Introducing my PhD

The Dynamics of Persecution Under King Philip and Queen Mary was intended to take the burning of protestant martyrs in their reign as a whole, but from the point of view of the martyrs really, rather than the state.  I would argue that the research so far in this area has been state-centred, looking at the persecution in terms of what it did for the state; how it reflected the monarchy’s aims.

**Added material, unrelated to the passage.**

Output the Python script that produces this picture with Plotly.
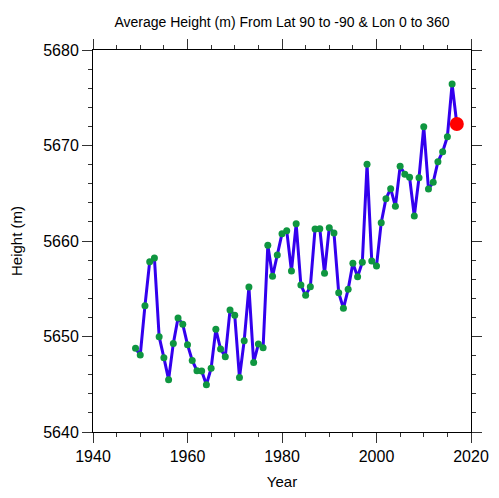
import plotly.graph_objects as go

years = list(range(1949, 2018))
heights = [
    5648.76, 5648.06, 5653.23, 5657.84, 5658.22, 5649.98, 5647.78, 5645.48, 5649.28, 5651.94,
    5651.27, 5649.14, 5647.50, 5646.42, 5646.39, 5644.95, 5646.67, 5650.75, 5648.69, 5647.89,
    5652.77, 5652.22, 5645.70, 5649.56, 5655.18, 5647.29, 5649.21, 5648.83, 5659.55, 5656.30,
    5658.53, 5660.77, 5661.08, 5656.86, 5661.80, 5655.39, 5654.31, 5655.22, 5661.26, 5661.29,
    5656.62, 5661.40, 5660.84, 5654.59, 5652.95, 5654.94, 5657.68, 5656.26, 5657.77, 5668.03,
    5657.91, 5657.38, 5661.92, 5664.43, 5665.48, 5663.63, 5667.82, 5667.00, 5666.68, 5662.62,
    5666.63, 5671.97, 5665.45, 5666.15, 5668.31, 5669.35, 5670.92, 5676.44, 5672.25,
]

title_text = "Average Height (m) From Lat 90 to -90 & Lon 0 to 360"
x_title = "Year"
y_title = "Height (m)"
x_ticks = [1940, 1960, 1980, 2000, 2020]
y_ticks = [5640, 5650, 5660, 5670, 5680]

font = "Liberation Sans, Arial, Helvetica, sans-serif"

fig = go.Figure()
fig.add_trace(go.Scatter(
    x=years, y=heights, mode="lines+markers",
    line=dict(color="#3300ee", width=3),
    marker=dict(color="#0f9640", size=7),
    showlegend=False,
))
fig.add_trace(go.Scatter(
    x=[years[-1]], y=[heights[-1]], mode="markers",
    marker=dict(color="#ff0000", size=14),
    showlegend=False,
))

axis_common = dict(
    showgrid=False, zeroline=False, showline=True, linecolor="black", linewidth=1,
    mirror="ticks", ticks="outside", ticklen=10, tickwidth=1, tickcolor="#333333",
    tickfont=dict(family=font, size=16, color="black"), automargin=False,
)

fig.update_xaxes(
    range=[1940, 2020], tickvals=x_ticks, ticktext=[str(v) for v in x_ticks],
    title=dict(text=x_title, font=dict(family=font, size=15, color="black"), standoff=12),
    minor=dict(dtick=5, tick0=1940, ticks="outside", ticklen=4, tickcolor="#333333"),
    **axis_common,
)
fig.update_yaxes(
    range=[5640, 5680], tickvals=y_ticks, ticktext=[str(v) for v in y_ticks],
    title=dict(text=y_title, font=dict(family=font, size=15, color="black"), standoff=18),
    minor=dict(dtick=2, tick0=5640, ticks="outside", ticklen=4, tickcolor="#333333"),
    **axis_common,
)

fig.update_layout(
    width=491, height=490,
    margin=dict(l=85, r=28, t=42, b=66),
    paper_bgcolor="white", plot_bgcolor="white",
    title=dict(text=title_text, x=0.5, xref="paper", y=0.971, yref="container",
               xanchor="center", yanchor="middle", automargin=False,
               font=dict(family=font, size=14, color="black")),
)

fig.write_html("out.html")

I wanted to look in more depth at whether the majority of the burnings were initiated from the bottom up, as I suspect.  Only a few of the martyrs were major players in the Edwardine church.  What about the rest of them?  There’s no denying that they must have held fast to their beliefs, which basically meant for most of them that they refused to accept the catholic doctrine of transubstantiation.  But why were people in certain areas burned and other areas not?

The thesis was also intended to look at the restoration of the medieval heresy laws, the show trials of Cranmer and the other protestant leaders, and the influence of the Spanish contingent at court.

Why are they the ‘Marian Martyrs’?  Why is she ‘Bloody Mary’ when there is never any mention of Philip?  How has Philip been written out of our consciousness so that if we know him at all, we only know him as the man who launched the Armada against Elizabeth I?

And why ‘Under King Philip and Queen Mary’?  Because that’s how they referred to themselves.

One response to “Introducing my PhD”

  1. […] would need Proper Funding too – one of which is the project that I started out with on the Marian Martyrs, another is on mapping ballads and libels with a colleague at […]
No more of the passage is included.